# Is my cockapoo a cockapoo? Haha



## olliesmomma (Nov 20, 2020)

Hi everyone! I brought home my Oliver about a month and a half ago and he's so special. He's so smart, playful and sweet. However I have some suspicions about his breed...

The breeder told me Oliver's mom was a 20 lb cocker spaniel and a 5 lb toy poodle. The mother was beige and dad white. Ollie, as you can see, is brown & white parti with lots og big and little spots. The breeder told me he'd be about 15 lbs fully grown based on his parent's weight and past litters.

Oliver is 14 weeks and already 14.5 lbs... does this seem right? This is my first puppy so i'm not quite sure what to expect and I want to trust the breeder, but he is growing much quicker than I anticipated. I had planned on having a pup small enough to take everywhere with me as he's my ESA and I also live in a small apartment. He also looks a lot more cocker than poo, haha. And also looks quite a bit like a springer spaniel.
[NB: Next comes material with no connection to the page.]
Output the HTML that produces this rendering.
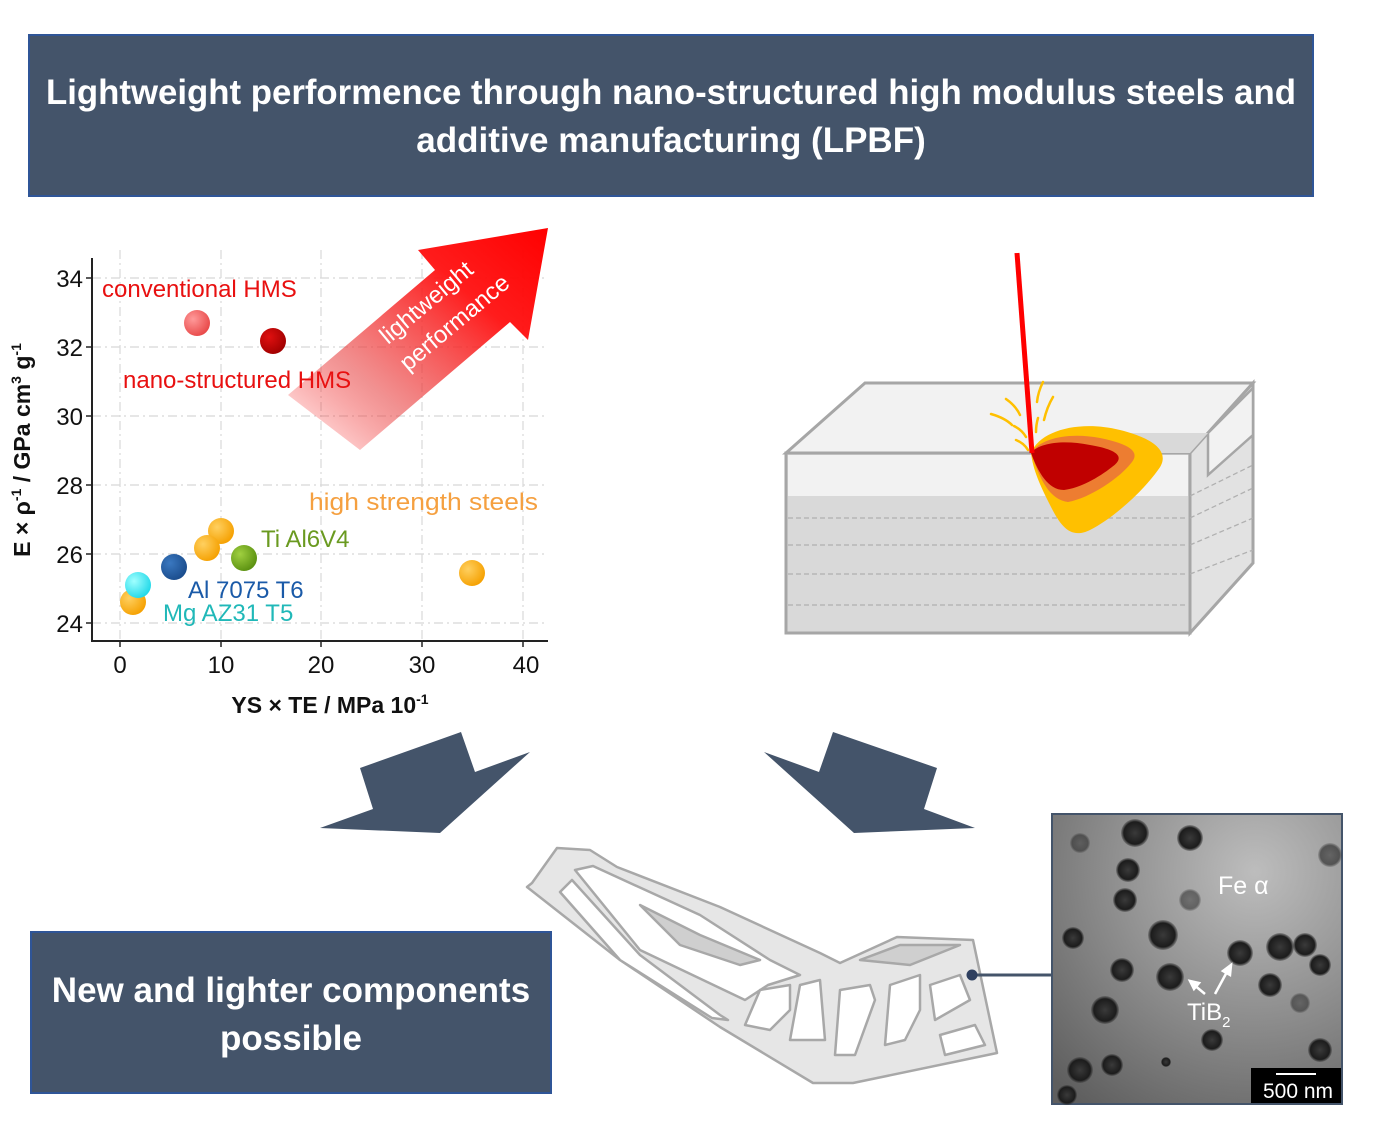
<!DOCTYPE html>
<html><head><meta charset="utf-8"><style>
html,body{margin:0;padding:0;background:#fff;}
body{width:1378px;height:1122px;position:relative;overflow:hidden;font-family:"Liberation Sans",sans-serif;}
</style></head><body>
<svg width="1378" height="1122" viewBox="0 0 1378 1122" xmlns="http://www.w3.org/2000/svg" style="position:absolute;left:0;top:0">
<defs>
<linearGradient id="ag" x1="0" y1="1" x2="1" y2="0">
<stop offset="0" stop-color="#ff0000" stop-opacity="0"/>
<stop offset="0.3" stop-color="#e84a4a" stop-opacity="0.6"/>
<stop offset="0.7" stop-color="#ff1010" stop-opacity="0.95"/>
<stop offset="1" stop-color="#ff0000"/>
</linearGradient>
<radialGradient id="tem" cx="0.7" cy="0.2" r="1">
<stop offset="0" stop-color="#bdbdbd"/><stop offset="0.5" stop-color="#8e8e8e"/><stop offset="1" stop-color="#5e5e5e"/>
</radialGradient>
<radialGradient id="b1" cx="0.35" cy="0.35" r="0.7"><stop offset="0" stop-color="#ff9a9a"/><stop offset="1" stop-color="#e84848"/></radialGradient>
<radialGradient id="b2" cx="0.35" cy="0.35" r="0.7"><stop offset="0" stop-color="#e01010"/><stop offset="1" stop-color="#a00000"/></radialGradient>
<radialGradient id="b3" cx="0.35" cy="0.35" r="0.7"><stop offset="0" stop-color="#ffd060"/><stop offset="1" stop-color="#f5a000"/></radialGradient>
<radialGradient id="b4" cx="0.35" cy="0.35" r="0.7"><stop offset="0" stop-color="#a0d040"/><stop offset="1" stop-color="#5a9010"/></radialGradient>
<radialGradient id="b5" cx="0.35" cy="0.35" r="0.7"><stop offset="0" stop-color="#3a78c0"/><stop offset="1" stop-color="#1a4c8c"/></radialGradient>
<radialGradient id="b6" cx="0.35" cy="0.35" r="0.7"><stop offset="0" stop-color="#a0ffff"/><stop offset="1" stop-color="#20d8e8"/></radialGradient>
<radialGradient id="blob" cx="0.5" cy="0.5" r="0.5"><stop offset="0" stop-color="#3a3a3a"/><stop offset="0.8" stop-color="#1c1c1c"/><stop offset="1" stop-color="#333" stop-opacity="0.3"/></radialGradient>
</defs>

<rect x="29" y="35" width="1284" height="161" fill="#44546a" stroke="#2f5597" stroke-width="2"/>
<text x="671" y="104" text-anchor="middle" fill="#fff" font-size="35" font-weight="bold" textLength="1250" lengthAdjust="spacingAndGlyphs">Lightweight performence through nano-structured high modulus steels and</text>
<text x="671" y="152" text-anchor="middle" fill="#fff" font-size="35" font-weight="bold">additive manufacturing (LPBF)</text>

<g stroke="#d8d8d8" stroke-width="1.2" stroke-dasharray="9,4,2,4">
<line x1="120" y1="250" x2="120" y2="640"/><line x1="221" y1="250" x2="221" y2="640"/>
<line x1="321" y1="250" x2="321" y2="640"/><line x1="422" y1="250" x2="422" y2="640"/><line x1="523" y1="250" x2="523" y2="640"/>
<line x1="92" y1="278" x2="548" y2="278"/><line x1="92" y1="347" x2="548" y2="347"/><line x1="92" y1="416" x2="548" y2="416"/>
<line x1="92" y1="485" x2="548" y2="485"/><line x1="92" y1="554" x2="548" y2="554"/><line x1="92" y1="623" x2="548" y2="623"/>
</g>
<g stroke="#222" stroke-width="2" fill="none">
<line x1="92" y1="258" x2="92" y2="641"/><line x1="91" y1="641" x2="548" y2="641"/>
</g>
<g stroke="#222" stroke-width="1.5">
<line x1="86" y1="278" x2="92" y2="278"/><line x1="86" y1="347" x2="92" y2="347"/><line x1="86" y1="416" x2="92" y2="416"/>
<line x1="86" y1="485" x2="92" y2="485"/><line x1="86" y1="554" x2="92" y2="554"/><line x1="86" y1="623" x2="92" y2="623"/>
<line x1="120" y1="641" x2="120" y2="647"/><line x1="221" y1="641" x2="221" y2="647"/><line x1="321" y1="641" x2="321" y2="647"/>
<line x1="422" y1="641" x2="422" y2="647"/><line x1="523" y1="641" x2="523" y2="647"/>
</g>
<g font-size="24" fill="#111" text-anchor="end">
<text x="83" y="287">34</text><text x="83" y="356">32</text><text x="83" y="425">30</text>
<text x="83" y="494">28</text><text x="83" y="563">26</text><text x="83" y="632">24</text>
</g>
<g font-size="24" fill="#111" text-anchor="middle">
<text x="120" y="673">0</text><text x="221" y="673">10</text><text x="321" y="673">20</text><text x="422" y="673">30</text><text x="526" y="673">40</text>
</g>
<text x="330" y="713" text-anchor="middle" font-size="23" font-weight="bold" fill="#111">YS × TE / MPa 10<tspan font-size="14" dy="-9">-1</tspan></text>
<text transform="translate(30,450) rotate(-90)" text-anchor="middle" font-size="23" font-weight="bold" fill="#111">E × ρ<tspan font-size="14" dy="-9">-1</tspan><tspan dy="9"> / GPa cm</tspan><tspan font-size="14" dy="-9">3</tspan><tspan dy="9"> g</tspan><tspan font-size="14" dy="-9">-1</tspan></text>

<polygon points="288,395 435,270 418,250 548,228 528,340 510,322 360,450" fill="url(#ag)"/>
<text transform="translate(388,345) rotate(-40)" fill="#fff" font-size="24">lightweight</text>
<text transform="translate(408,372) rotate(-40)" fill="#fff" font-size="24">performance</text>

<text x="102" y="297" fill="#e81010" font-size="24">conventional HMS</text>
<text x="123" y="388" fill="#e81010" font-size="24">nano-structured HMS</text>
<text x="309" y="510" fill="#f5a040" font-size="24" textLength="229" lengthAdjust="spacingAndGlyphs">high strength steels</text>
<text x="261" y="547" fill="#6a9a20" font-size="24">Ti Al6V4</text>
<text x="188" y="598" fill="#1a5aa8" font-size="24">Al 7075 T6</text>
<text x="163" y="621" fill="#20b8b8" font-size="24">Mg AZ31 T5</text>

<g>
<circle cx="197" cy="323" r="13" fill="url(#b1)"/>
<circle cx="273" cy="341" r="13" fill="url(#b2)"/>
<circle cx="221" cy="531" r="13" fill="url(#b3)"/>
<circle cx="207" cy="548" r="13" fill="url(#b3)"/>
<circle cx="244" cy="558" r="13" fill="url(#b4)"/>
<circle cx="174" cy="567" r="13" fill="url(#b5)"/>
<circle cx="472" cy="573" r="13" fill="url(#b3)"/>
<circle cx="133" cy="602" r="13" fill="url(#b3)"/>
<circle cx="138" cy="585" r="13" fill="url(#b6)"/>
</g>

<polygon points="786,453 865,383 1253,383 1190,453" fill="#f2f2f2" stroke="#a6a6a6" stroke-width="3"/>
<polygon points="1190,453 1253,383 1253,563 1190,633" fill="#e2e2e2" stroke="#a6a6a6" stroke-width="3"/>
<rect x="786" y="453" width="404" height="180" fill="#d9d9d9" stroke="#a6a6a6" stroke-width="3"/>
<rect x="788" y="455" width="400" height="41" fill="#f2f2f2"/>
<polygon points="1208,433 1253,388 1253,435 1208,475" fill="#f2f2f2" stroke="#a6a6a6" stroke-width="2.5"/>
<polygon points="1130,433 1208,433 1190,453 1110,453" fill="#d9d9d9"/>
<g stroke="#b0b0b0" stroke-width="1.3" stroke-dasharray="5,3" fill="none">
<line x1="788" y1="518" x2="1188" y2="518"/><line x1="788" y1="545" x2="1188" y2="545"/>
<line x1="788" y1="574" x2="1188" y2="574"/><line x1="788" y1="605" x2="1188" y2="605"/>
<line x1="1190" y1="496" x2="1253" y2="465"/><line x1="1190" y1="518" x2="1253" y2="488"/>
<line x1="1190" y1="545" x2="1253" y2="518"/><line x1="1190" y1="574" x2="1253" y2="550"/>
</g>
<path d="M1031,453 C1040,430 1080,420 1120,430 C1160,440 1170,455 1158,470 C1140,495 1110,520 1090,530 C1070,540 1060,525 1050,505 C1040,485 1033,470 1031,453 Z" fill="#ffc000"/>
<path d="M1031,453 C1040,438 1070,432 1100,438 C1130,444 1140,452 1132,462 C1120,478 1090,498 1068,502 C1050,500 1040,480 1031,453 Z" fill="#ed7d31"/>
<path d="M1031,453 C1040,442 1065,440 1090,445 C1120,450 1125,458 1112,467 C1098,478 1080,488 1064,490 C1048,490 1038,472 1031,453 Z" fill="#c00000"/>
<line x1="1017" y1="253" x2="1032" y2="453" stroke="#ff0000" stroke-width="5"/>
<g stroke="#ffc000" stroke-width="2.5" fill="none" stroke-linecap="round">
<path d="M991,414 Q1005,418 1012,425"/><path d="M1006,399 Q1016,406 1020,415"/>
<path d="M1014,426 Q1022,430 1026,437"/><path d="M1016,440 Q1024,443 1028,450"/>
<path d="M1043,382 Q1038,392 1037,402"/><path d="M1053,397 Q1047,407 1044,420"/>
<path d="M1038,418 Q1036,425 1036,432"/>
</g>

<polygon points="360,768 461,732 475,772 530,752 440,833 320,828 373,809" fill="#44546a"/>
<polygon points="764,752 819,772 833,732 937,768 924,809 975,828 854,833" fill="#44546a"/>

<g stroke="#a8a8a8" stroke-width="2.5" stroke-linejoin="round">
<polygon points="532,883 557,848 590,850 617,867 720,907 820,953 840,963 897,937 973,940 997,1053 853,1083 813,1083 720,1027 620,960 527,887" fill="#e6e6e6"/>
<polygon points="575,870 593,866 700,915 770,960 800,975 768,985 745,1000 640,950" fill="#fff"/>
<polygon points="572,880 640,955 720,1015 728,1020 712,1018 620,960 560,892" fill="#fff"/>
<polygon points="760,990 790,985 790,1010 770,1030 745,1025" fill="#fff"/>
<polygon points="800,985 820,980 825,1040 790,1040" fill="#fff"/>
<polygon points="840,990 870,985 875,1000 855,1055 835,1055" fill="#fff"/>
<polygon points="890,985 920,975 920,1010 905,1040 885,1045" fill="#fff"/>
<polygon points="930,985 960,975 970,1000 935,1020" fill="#fff"/>
<polygon points="940,1035 975,1025 985,1045 945,1055" fill="#fff"/>
<polygon points="860,960 900,945 960,945 910,965" fill="#cfcfcf"/>
<polygon points="640,905 700,935 760,960 740,965 680,945" fill="#cfcfcf"/>
</g>
<line x1="972" y1="975" x2="1051" y2="975" stroke="#44546a" stroke-width="3"/>
<circle cx="972" cy="975" r="5.5" fill="#2f4060"/>

<rect x="1052" y="814" width="290" height="290" fill="url(#tem)" stroke="#44546a" stroke-width="2"/>
<g fill="url(#blob)">
<circle cx="1135" cy="833" r="14"/><circle cx="1190" cy="838" r="13"/><circle cx="1128" cy="870" r="12"/>
<circle cx="1125" cy="900" r="12"/><circle cx="1073" cy="938" r="11"/><circle cx="1163" cy="935" r="15"/>
<circle cx="1122" cy="970" r="12"/><circle cx="1170" cy="977" r="14"/><circle cx="1240" cy="953" r="13"/>
<circle cx="1280" cy="947" r="14"/><circle cx="1305" cy="945" r="12"/><circle cx="1320" cy="965" r="11"/>
<circle cx="1270" cy="985" r="12"/><circle cx="1105" cy="1010" r="14"/><circle cx="1212" cy="1040" r="11"/>
<circle cx="1080" cy="1070" r="13"/><circle cx="1112" cy="1065" r="11"/><circle cx="1320" cy="1050" r="12"/>
<circle cx="1330" cy="855" r="12" opacity="0.6"/><circle cx="1190" cy="900" r="11" opacity="0.5"/>
<circle cx="1067" cy="1095" r="10"/><circle cx="1166" cy="1062" r="5"/>
<circle cx="1300" cy="1003" r="10" opacity="0.5"/><circle cx="1080" cy="843" r="10" opacity="0.5"/>
</g>
<text x="1218" y="894" fill="#fff" font-size="25">Fe α</text>
<text x="1187" y="1020" fill="#fff" font-size="24">TiB<tspan font-size="15" dy="7">2</tspan></text>
<g stroke="#fff" stroke-width="2.5" fill="#fff">
<line x1="1205" y1="994" x2="1193" y2="984"/><polygon points="1190,981 1199,983 1194,989"/>
<line x1="1215" y1="994" x2="1228" y2="970"/><polygon points="1231,965 1230,975 1223,971"/>
</g>
<rect x="1251" y="1068" width="90" height="35" fill="#000"/>
<line x1="1276" y1="1074" x2="1316" y2="1074" stroke="#fff" stroke-width="2"/>
<text x="1298" y="1098" fill="#fff" font-size="21" text-anchor="middle">500 nm</text>

<rect x="31" y="932" width="520" height="161" fill="#44546a" stroke="#2f5597" stroke-width="2"/>
<text x="291" y="1002" text-anchor="middle" fill="#fff" font-size="35" font-weight="bold">New and lighter components</text>
<text x="291" y="1050" text-anchor="middle" fill="#fff" font-size="35" font-weight="bold">possible</text>
</svg>
</body></html>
Does anyone have any insight? I love Ollie and couldn't imagine life without him, but also want to be prepared if he's going to be twice as big as I expected. 

Thank you in advance!


----------



## 2ndhandgal (Aug 29, 2011)

He is lovely - does look very springer spaniel with his colouring but his face is much more american cocker. 

He is going to be bigger than estimated so time to adjust expectations


----------